= Leo George Rigler =

American radiologist (1896–1979)

Leo George Rigler (16 October 1896 in Minneapolis – 25 October 1979) was an American radiologist remembered for describing Rigler's sign.

== Biography ==
Leo Rigler attended the University of Minnesota, receiving a B.S. in 1917, B.M. in 1919 and M.D. in 1920. He undertook his internship at the St. Louis City Hospital where he watched pioneering radiologist Dr. Leroy Sante perform fluoroscopy, and realised the potential of this new technique. He worked as a general practitioner in New England, North Dakota, but returned to the University of Minnesota after a short time. He then worked as a teaching fellow in internal medicine for a year, becoming responsible for the radiology service. He then undertook a 3-year post as radiologist at the Minneapolis General Hospital. During this time he also trained in radiology at the Battle Creek Sanatorium and the University of Michigan.

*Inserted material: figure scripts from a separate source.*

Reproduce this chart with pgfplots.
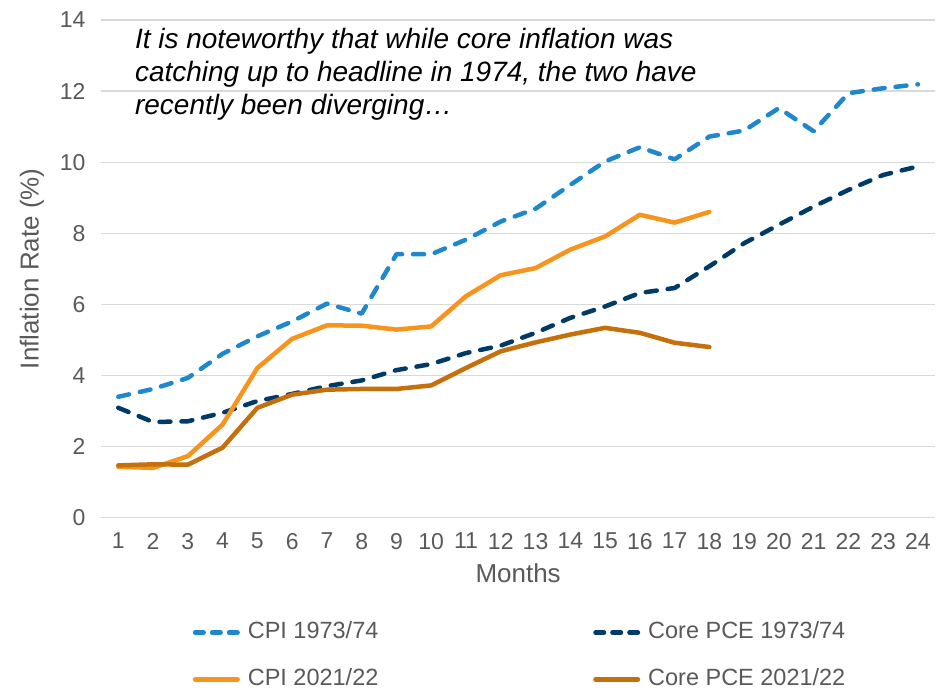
\documentclass[border=0pt]{standalone}
\usepackage{pgfplots}
\pgfplotsset{compat=1.18}
\usepackage{fontspec}
\setmainfont{Liberation Sans}
\definecolor{cpiold}{HTML}{1F88CC}
\definecolor{coreold}{HTML}{003B68}
\definecolor{cpinew}{HTML}{F7941D}
\definecolor{corenew}{HTML}{C5700A}
\definecolor{txtgray}{HTML}{595959}
\definecolor{gridgray}{HTML}{D9D9D9}
\begin{document}
\begin{tikzpicture}
\path (0bp,0bp) rectangle (936bp,692bp);
\begin{axis}[
  at={(101bp,174bp)}, anchor=south west,
  width=835bp, height=498bp, scale only axis,
  xmin=0.5, xmax=24.5, ymin=0, ymax=14,
  xtick={1,...,24}, ytick={0,2,...,14},
  /pgf/number format/assume math mode=true,
  axis line style={draw=none},
  major tick length=0pt,
  ymajorgrids, grid style={gridgray, line width=1.3bp},
  tick label style={font=\fontsize{23bp}{27bp}\selectfont, text=txtgray},
  yticklabel style={xshift=-12bp},
  xticklabel style={yshift=-12bp},
  xlabel={Months}, ylabel={Inflation Rate (\%)},
  label style={font=\fontsize{26bp}{30bp}\selectfont, text=txtgray},
  xlabel style={at={(rel axis cs:0.5,0)}, anchor=north, yshift=-46bp, inner sep=0pt},
  ylabel style={at={(rel axis cs:0,0.5)}, anchor=center, yshift=69bp, inner sep=0pt},
  clip=false,
  legend columns=2,
  legend image code/.code={\draw[#1] (2.25bp,0bp) -- (44.75bp,0bp);},
  legend style={
    at={(axis description cs:0.1102,-0.2088)}, anchor=north west,
    draw=none, fill=none, inner sep=0pt, outer sep=0pt,
    font=\fontsize{23.5bp}{27bp}\selectfont, text=txtgray,
    cells={anchor=west},
    nodes={inner sep=0pt, text height=17bp, text depth=5bp},
    row sep=25bp,
    /tikz/every odd column/.append style={column sep=8bp},
    /tikz/every even column/.append style={column sep=215bp},
  },
  every axis plot/.append style={line width=4.5bp, line join=round, line cap=round},
]
\addplot[cpiold, dash pattern=on 11bp off 11bp,
  legend image post style={dash pattern=on 8.5bp off 8.5bp}] coordinates {
(1,3.40) (2,3.62) (3,3.93) (4,4.61) (5,5.10) (6,5.52) (7,6.02) (8,5.74)
(9,7.41) (10,7.41) (11,7.82) (12,8.33) (13,8.69) (14,9.36) (15,10.02) (16,10.42)
(17,10.08) (18,10.72) (19,10.89) (20,11.52) (21,10.87) (22,11.94) (23,12.08) (24,12.19)};
\addlegendentry{CPI 1973/74}
\addplot[coreold, dash pattern=on 11bp off 11bp,
  legend image post style={dash pattern=on 8.5bp off 8.5bp}] coordinates {
(1,3.09) (2,2.69) (3,2.71) (4,2.95) (5,3.28) (6,3.48) (7,3.70) (8,3.86)
(9,4.15) (10,4.32) (11,4.63) (12,4.84) (13,5.20) (14,5.62) (15,5.94) (16,6.32)
(17,6.46) (18,7.07) (19,7.72) (20,8.24) (21,8.75) (22,9.22) (23,9.64) (24,9.88)};
\addlegendentry{Core PCE 1973/74}
\addplot[cpinew] coordinates {
(1,1.43) (2,1.40) (3,1.73) (4,2.62) (5,4.21) (6,5.03) (7,5.41) (8,5.40)
(9,5.29) (10,5.38) (11,6.23) (12,6.82) (13,7.02) (14,7.54) (15,7.91) (16,8.52)
(17,8.30) (18,8.60)};
\addlegendentry{CPI 2021/22}
\addplot[corenew] coordinates {
(1,1.47) (2,1.50) (3,1.49) (4,1.97) (5,3.09) (6,3.46) (7,3.60) (8,3.62)
(9,3.62) (10,3.72) (11,4.21) (12,4.68) (13,4.93) (14,5.15) (15,5.34) (16,5.20)
(17,4.92) (18,4.80)};
\addlegendentry{Core PCE 2021/22}
\node[anchor=north west, align=left, inner sep=0pt,
  font=\fontsize{28bp}{33bp}\selectfont\itshape]
  at (rel axis cs:0.0407,0.984)
  {It is noteworthy that while core inflation was\\
   catching up to headline in 1974, the two have\\
   recently been diverging\ldots};
\end{axis}
\end{tikzpicture}
\end{document}
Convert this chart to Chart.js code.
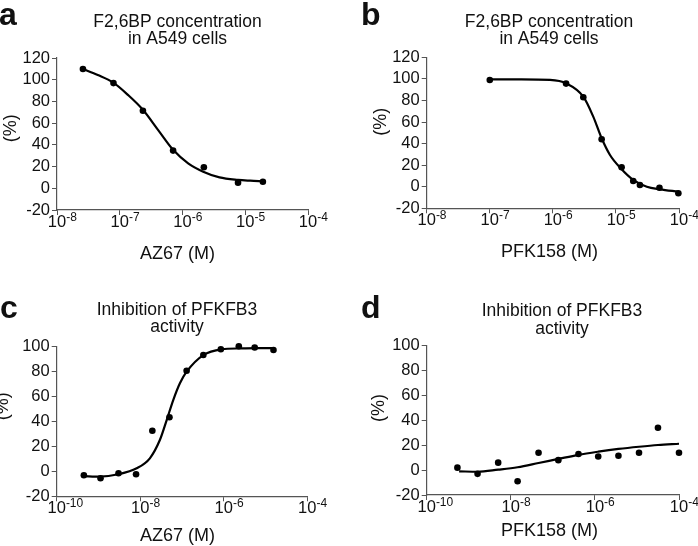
<!DOCTYPE html>
<html><head><meta charset="utf-8">
<script src="https://cdn.jsdelivr.net/npm/chart.js@4/dist/chart.umd.min.js"></script>
<style>
html,body{margin:0;padding:0;background:#fff;}
#wrap{position:relative;width:698px;height:546px;overflow:hidden;background:#fff;}
canvas{position:absolute;}
</style></head><body>
<div id="wrap">
<canvas id="ca" width="349" height="273" style="left:0;top:0"></canvas>
<canvas id="cb" width="349" height="273" style="left:349px;top:0"></canvas>
<canvas id="cc" width="349" height="273" style="left:0;top:273px"></canvas>
<canvas id="cd" width="349" height="273" style="left:349px;top:273px"></canvas>
</div>
<script>
// ---------- data (concentrations in M, responses in %) ----------
const aConc = [2.59e-8, 7.94e-8, 2.34e-7, 7.08e-7, 2.19e-6, 7.67e-6, 1.91e-5];
const aValues = [109.8, 96.9, 71.4, 34.7, 19.4, 5.2, 6.0];
const aCurveConc = [2.59e-8, 4.47e-8, 7.80e-8, 1.35e-7, 2.34e-7, 4.07e-7, 7.08e-7, 1.23e-6, 2.14e-6, 3.89e-6, 7.66e-6, 1.20e-5, 1.91e-5];
const aCurveValues = [109.8, 104.3, 97.5, 86, 72.3, 53.8, 35.4, 23, 15.3, 10, 7.7, 7, 6.5];

const bConc = [1.0e-7, 1.62e-6, 3.04e-6, 5.94e-6, 1.23e-5, 1.88e-5, 2.40e-5, 4.90e-5, 9.77e-5];
const bValues = [99, 95.6, 83, 44, 18, 5.3, 1.6, -0.9, -6];
const bCurveConc = [1.0e-7, 3.16e-7, 9.02e-7, 1.62e-6, 3.04e-6, 4.37e-6, 5.94e-6, 8.05e-6, 1.19e-5, 1.88e-5, 3.09e-5, 5.01e-5, 9.77e-5];
const bCurveValues = [99.5, 99.5, 99, 95.9, 83.5, 65, 44.9, 29.4, 17.1, 6.3, 0, -2.4, -4.6];

const cConc = [4.47e-10, 1.12e-9, 3.02e-9, 7.94e-9, 1.95e-8, 5.01e-8, 1.29e-7, 3.24e-7, 8.51e-7, 2.29e-6, 5.50e-6, 1.55e-5];
const cValues = [-3.2, -5.6, -1.6, -2.4, 32.5, 43.2, 80.5, 93, 97.6, 100, 99, 97];
const cCurveConc = [4.34e-10, 1.09e-9, 2.99e-9, 8.22e-9, 1.70e-8, 2.95e-8, 4.30e-8, 6.17e-8, 8.91e-8, 1.29e-7, 3.24e-7, 8.91e-7, 2.51e-6, 6.31e-6, 1.55e-5];
const cCurveValues = [-3.8, -4.3, -2.4, 2.4, 10.4, 25, 41, 57, 70.4, 79.7, 93, 97.6, 98.3, 98.5, 98.5];

const dConc = [5.37e-10, 1.62e-9, 5.01e-9, 1.45e-8, 4.57e-8, 1.35e-7, 4.07e-7, 1.20e-6, 3.63e-6, 1.12e-5, 3.16e-5, 1.0e-4];
const dValues = [2, -3, 6, -9, 14, 8, 13, 11, 11.5, 14, 34, 14];
const dCurveConc = [5.9e-10, 1.62e-9, 5.01e-9, 1.45e-8, 4.57e-8, 1.35e-7, 4.07e-7, 1.20e-6, 3.63e-6, 1.12e-5, 3.16e-5, 1.0e-4];
const dCurveValues = [-1, -1.3, 0.35, 2.3, 5.7, 9, 12.3, 14.8, 17, 18.8, 20.2, 21.2];

const xTicksTop = [1e-8, 1e-7, 1e-6, 1e-5, 1e-4];
const xTicksBottom = [1e-10, 1e-8, 1e-6, 1e-4];
const yRangeTop = [-20, 120];
const yRangeBottom = [-20, 100];

const titleTop = ['F2,6BP concentration', 'in A549 cells'];
const titleBottom = ['Inhibition of PFKFB3', 'activity'];
const yLabel = '(%)';
const xLabelAZ = 'AZ67 (M)';
const xLabelPFK = 'PFK158 (M)';

// ---------- drawing ----------
const FONT = '"Liberation Sans", Arial, Helvetica, sans-serif';
const TXT = '#111';
const AX = '#555';

const panelText = {
  id: 'panelText',
  afterDraw(chart, args, o) {
    const ctx = chart.ctx;
    ctx.save();
    ctx.fillStyle = TXT;
    ctx.textBaseline = 'alphabetic';
    ctx.font = 'bold 32px ' + FONT;
    ctx.textAlign = 'left';
    ctx.fillText(o.letter, o.letterX, o.letterY);
    ctx.font = '17.5px ' + FONT;
    ctx.textAlign = 'center';
    o.title.forEach((t, i) => ctx.fillText(t, o.titleX, o.titleY + i * 17.5));
    ctx.font = '18px ' + FONT;
    ctx.fillText(o.xLabel, o.xLabelX, o.xLabelY);
    ctx.save();
    ctx.translate(o.yLabelX, o.yLabelY);
    ctx.rotate(-Math.PI / 2);
    ctx.textBaseline = 'middle';
    ctx.fillText(o.yLabel, 0, 0);
    ctx.restore();
    // x tick labels as 10 with superscript exponent
    const xs = chart.scales.x;
    const base = chart.chartArea.bottom;
    xs.ticks.forEach(t => {
      const px = xs.getPixelForValue(t.value);
      const e = Math.round(Math.log10(t.value));
      ctx.font = '16.5px ' + FONT;
      ctx.textAlign = 'center';
      const w = ctx.measureText('10').width;
      ctx.fillText('10', px, base + 17);
      ctx.font = '12px ' + FONT;
      ctx.textAlign = 'left';
      ctx.fillText(String(e), px + w / 2, base + 11);
    });
    ctx.restore();
  }
};

function makeChart(id, conc, vals, cConcArr, cVals, xTicks, yRange, plot, text) {
  const W = 349, H = 273;
  const yW = 50, xH = 30;
  return new Chart(document.getElementById(id), {
    type: 'scatter',
    data: {
      datasets: [
        {
          data: cConcArr.map((x, i) => ({ x: x, y: cVals[i] })),
          showLine: true, borderColor: '#000', borderWidth: 2.2,
          pointRadius: 0, cubicInterpolationMode: 'monotone', fill: false, clip: false
        },
        {
          data: conc.map((x, i) => ({ x: x, y: vals[i] })),
          showLine: false, pointRadius: 3.3, pointBackgroundColor: '#000',
          pointBorderColor: '#000', pointBorderWidth: 0, clip: false
        }
      ]
    },
    options: {
      responsive: false, animation: false, devicePixelRatio: 1,
      events: [],
      layout: { padding: { left: plot.l - yW, right: W - plot.r, top: plot.t, bottom: H - plot.b - xH } },
      plugins: { legend: { display: false }, tooltip: { enabled: false }, title: { display: false }, panelText: text },
      scales: {
        x: {
          type: 'logarithmic', min: xTicks[0], max: xTicks[xTicks.length - 1],
          afterBuildTicks: s => { s.ticks = xTicks.map(v => ({ value: v })); },
          afterFit: s => { s.height = xH; },
          ticks: { display: false, autoSkip: false },
          grid: { display: true, drawOnChartArea: false, drawTicks: true, tickLength: 5, color: AX, lineWidth: 1 },
          border: { display: true, color: AX, width: 1.2 }
        },
        y: {
          type: 'linear', min: yRange[0], max: yRange[1],
          ticks: { stepSize: 20, autoSkip: false, color: TXT, font: { family: FONT, size: 16.5 }, padding: 2 },
          afterFit: s => { s.width = yW; },
          grid: { display: true, drawOnChartArea: false, drawTicks: true, tickLength: 5, color: AX, lineWidth: 1 },
          border: { display: true, color: AX, width: 1.2 }
        }
      }
    },
    plugins: [panelText]
  });
}

makeChart('ca', aConc, aValues, aCurveConc, aCurveValues, xTicksTop, yRangeTop,
  { l: 57, r: 308, t: 58, b: 210 },
  { letter: 'a', letterX: -1, letterY: 25, title: titleTop, titleX: 177.5, titleY: 26.7,
    xLabel: xLabelAZ, xLabelX: 177.5, xLabelY: 258.5, yLabel: yLabel, yLabelX: 11, yLabelY: 128.3 });

makeChart('cb', bConc, bValues, bCurveConc, bCurveValues, xTicksTop, yRangeTop,
  { l: 77.7, r: 330, t: 57.3, b: 208.3 },
  { letter: 'b', letterX: 12, letterY: 25, title: titleTop, titleX: 200, titleY: 26.7,
    xLabel: xLabelPFK, xLabelX: 200.5, xLabelY: 257, yLabel: yLabel, yLabelX: 31.7, yLabelY: 121.7 });

makeChart('cc', cConc, cValues, cCurveConc, cCurveValues, xTicksBottom, yRangeBottom,
  { l: 56.7, r: 307.3, t: 73.3, b: 223.3 },
  { letter: 'c', letterX: 0, letterY: 45, title: titleBottom, titleX: 177, titleY: 41.7,
    xLabel: xLabelAZ, xLabelX: 177.5, xLabelY: 268.3, yLabel: yLabel, yLabelX: 3.5, yLabelY: 133.3 });

makeChart('cd', dConc, dValues, dCurveConc, dCurveValues, xTicksBottom, yRangeBottom,
  { l: 77.7, r: 330, t: 72.7, b: 222 },
  { letter: 'd', letterX: 12, letterY: 45, title: titleBottom, titleX: 213, titleY: 43.3,
    xLabel: xLabelPFK, xLabelX: 200.5, xLabelY: 263.3, yLabel: yLabel, yLabelX: 30, yLabelY: 135 });
</script>
</body></html>
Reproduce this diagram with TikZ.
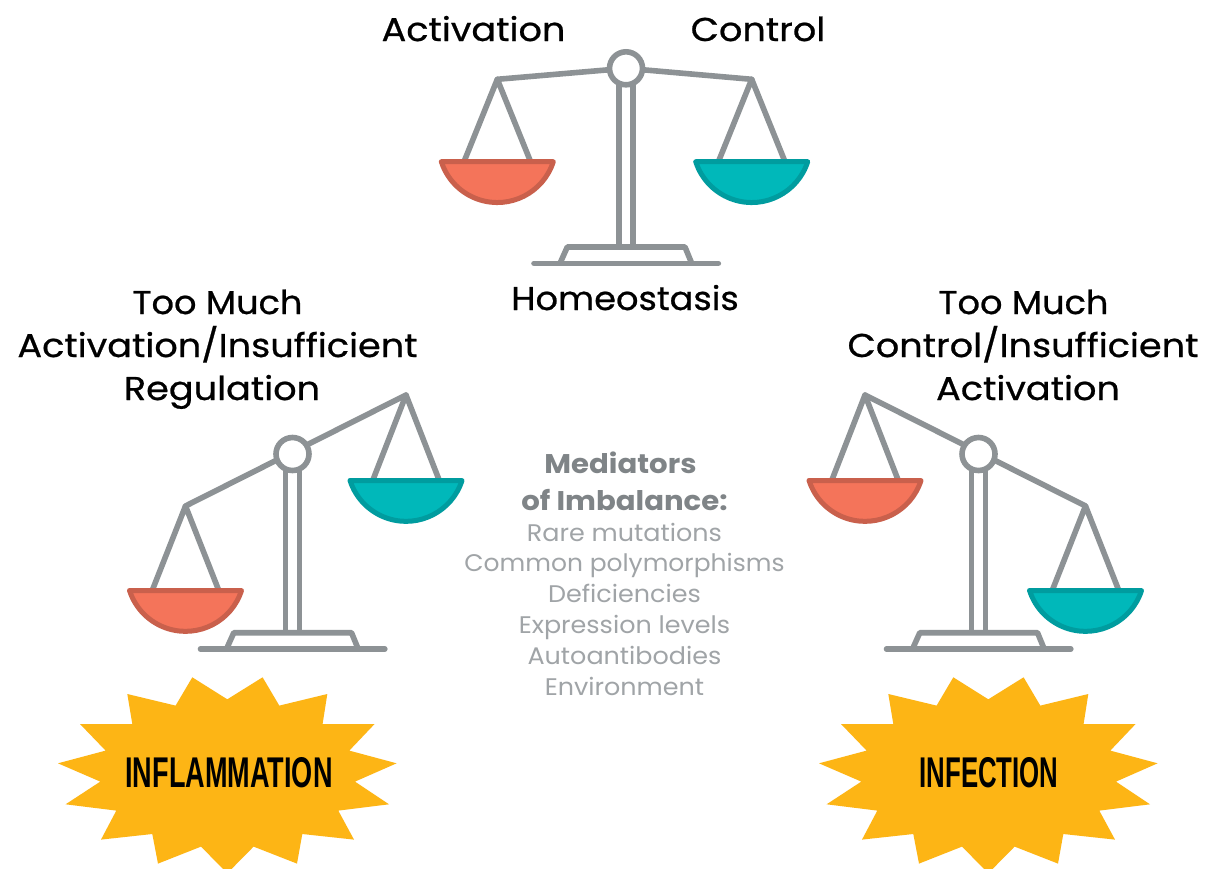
\documentclass[tikz,border=0pt]{standalone}
\usepackage{fontspec}
\setmainfont{Poppins}
\newfontfamily\headfont[FakeStretch=1.11,FakeBold=0.7]{Poppins}
\newfontfamily\headtight[FakeStretch=1.065,FakeBold=0.7]{Poppins}
\newfontfamily\medheadfont[FakeStretch=1.08]{Poppins Bold}
\newfontfamily\medlistfont[FakeStretch=1.06]{Poppins}
\newfontfamily\medlisttight[FakeStretch=1.04]{Poppins}
\newfontfamily\burstfont[FakeStretch=0.63]{Liberation Sans}
\newfontfamily\burstfontB[FakeStretch=0.6]{Liberation Sans}
\definecolor{beamgray}{HTML}{8D9295}
\definecolor{coral}{HTML}{F4745A}
\definecolor{coraldark}{HTML}{C9604C}
\definecolor{teal2}{HTML}{00B8BA}
\definecolor{tealdark}{HTML}{009C9F}
\definecolor{burst}{HTML}{FDB515}
\definecolor{medbold}{HTML}{7F8487}
\definecolor{medlight}{HTML}{A0A4A7}
\tikzset{
  rod/.style={draw=beamgray,line width=5.6pt,line cap=round,line join=round},
  head/.style={font=\headfont\fontsize{33}{36}\selectfont,anchor=base,text=black,inner sep=0pt},
  headshort/.style={font=\headtight\fontsize{33}{36}\selectfont,anchor=base,text=black,inner sep=0pt},
  medhead/.style={font=\medheadfont\fontsize{27}{30}\selectfont,anchor=base,text=medbold,inner sep=0pt},
  medlist/.style={font=\medlistfont\fontsize{24}{28}\selectfont,anchor=base,text=medlight,inner sep=0pt},
  medlistshort/.style={font=\medlisttight\fontsize{24}{28}\selectfont,anchor=base,text=medlight,inner sep=0pt},
  burstlabel/.style={font=\burstfont\bfseries\fontsize{43}{48}\selectfont,anchor=center,text=black,inner sep=0pt},
  burstlabelB/.style={font=\burstfontB\bfseries\fontsize{43}{48}\selectfont,anchor=center,text=black,inner sep=0pt},
  pivot/.style={circle,draw=beamgray,fill=white,line width=5.6pt,minimum size=33pt,inner sep=0pt}
}
% \panat{apex x}{apex y}{pan top y}{fill}{stroke}
\newcommand{\panat}[5]{%
  \draw[rod] (#1-33.3,#3) -- (#1,#2) -- (#1+33.3,#3);
  \draw[draw=#5,fill=#4,line width=5pt,line join=round]
    (#1-56,#3) -- (#1+56,#3) arc[start angle=342.2,end angle=197.8,radius=58.8] -- cycle;
}
% \standat{pivot x}{pivot y}
\newcommand{\standat}[2]{%
  \draw[rod,line cap=butt] (#1-7,#2) -- (#1-7,#2-178.7);
  \draw[rod,line cap=butt] (#1+7,#2) -- (#1+7,#2-178.7);
  \draw[rod] (#1-66,#2-195) -- (#1-58.7,#2-178.7) -- (#1+59,#2-178.7) -- (#1+65.7,#2-195);
  \draw[rod] (#1-92,#2-195) -- (#1+92.3,#2-195);
}
% \burstat{cx}{cy}: offsets in reference pixels
\newcommand{\burstat}[2]{%
  \fill[burst] (#1-35,#2+86) -- (#1,#2+64) -- (#1+35.3,#2+86) -- (#1+52,#2+57.7)
   -- (#1+100,#2+69.3) -- (#1+95.3,#2+39.3) -- (#1+147.3,#2+39.3) -- (#1+122,#2+12.7)
   -- (#1+169.3,#2) -- (#1+127.7,#2-18.3) -- (#1+161.7,#2-41) -- (#1+111,#2-47.3)
   -- (#1+126.7,#2-76.3) -- (#1+75,#2-70.7) -- (#1+69.7,#2-100.3) -- (#1+26.3,#2-83.3)
   -- (#1,#2-110) -- (#1-26.3,#2-83.3) -- (#1-69.3,#2-100.3) -- (#1-75,#2-70.7)
   -- (#1-126.3,#2-76.3) -- (#1-111,#2-47.3) -- (#1-161.7,#2-41) -- (#1-127,#2-18.3)
   -- (#1-169.3,#2) -- (#1-121.7,#2+12.7) -- (#1-147.3,#2+39.3) -- (#1-95,#2+39.3)
   -- (#1-100,#2+69.3) -- (#1-51.7,#2+57.7) -- cycle;
}
\begin{document}
\begin{tikzpicture}[x=1pt,y=1pt]
\useasboundingbox (0,-868) rectangle (1206,0);
\clip (0,-868) rectangle (1206,0);
\fill[white] (0,-868) rectangle (1206,0);

% top scale
\panat{497.3}{-79.3}{-161.7}{coral}{coraldark}
\panat{751.7}{-79.3}{-161.7}{teal2}{tealdark}
\standat{626}{-68.3}
\draw[rod] (497.3,-79.3) -- (626,-68.3) -- (751.7,-79.3);
\node[pivot] (pivotA) at (626,-68.3) {};

% left scale
\panat{185.5}{-506}{-590.5}{coral}{coraldark}
\panat{406}{-395}{-480.5}{teal2}{tealdark}
\standat{292.5}{-454}
\draw[rod] (185.5,-506) -- (406,-395);
\node[pivot] (pivotB) at (292.5,-454) {};

% right scale
\panat{865}{-395}{-480.5}{coral}{coraldark}
\panat{1085.5}{-506}{-590.5}{teal2}{tealdark}
\standat{978.5}{-454}
\draw[rod] (865,-395) -- (1085.5,-506);
\node[pivot] (pivotC) at (978.5,-454) {};

% bursts
\burstat{227.3}{-763.3}
\burstat{988.3}{-763.3}
\node[burstlabel] (infl) at (229,-772.5) {INFLAMMATION};
\node[burstlabelB] (infe) at (989,-772.5) {INFECTION};

% headings
\node[head] (act) at (473.5,-41) {Activation};
\node[head] (ctl) at (758,-41) {Control};
\node[headshort] (hom) at (625,-310) {Homeostasis};
\node[headshort] (l1) at (217.5,-314) {Too Much};
\node[head] (l2) at (217.5,-357) {Activation/Insufficient};
\node[head] (l3) at (222,-400) {Regulation};
\node[headshort] (r1) at (1023.5,-314) {Too Much};
\node[head] (r2) at (1023,-357) {Control/Insufficient};
\node[head] (r3) at (1028,-400) {Activation};

% mediators
\node[medhead] (m1) at (620.5,-473) {Mediators};
\node[medhead] (m2) at (624.5,-510) {of Imbalance:};
\node[medlist] (i1) at (624.5,-541) {Rare mutations};
\node[medlistshort] (i2) at (624.5,-571) {Common polymorphisms};
\node[medlist] (i3) at (624.5,-602) {Deficiencies};
\node[medlist] (i4) at (624.5,-633) {Expression levels};
\node[medlist] (i5) at (624.5,-664) {Autoantibodies};
\node[medlist] (i6) at (624.5,-695) {Environment};
\end{tikzpicture}
\end{document}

In 1924 he travelled to Europe with funding from the University of Minnesota Medical School. He spent most of the year in Stockholm at the Karolinska Institute. On his return he was appointed associate professor of radiology at the age of 31, and became full professor two years later. He was certified by the American Board of Radiology in 1934, the 68th person to be recognised in this way. He founded a postgraduate radiology course in 1936. He became the first full-time chairman of radiology at the University of Minnesota in 1933 at the age of 37, a position he held until 1957.

He then moved to California, becoming the executive director of the Cedars-Sinai Medical Center until 1963. He then became professor of radiology at the University of California, Los Angeles at the age of 67, and directed the postgraduate radiology training. He continued in this post until his death in 1979.

After the Second World War he worked with the World Health Organization to improve clinical radiology in a number of countries including India, Iran and Israel. He published over 200 articles and edited six books. The radiology research facility at UCLA was opened in 1971 and named the Leo G. Rigler Center for Radiological Sciences.

A collection of his papers is held at the National Library of Medicine in Bethesda, Maryland.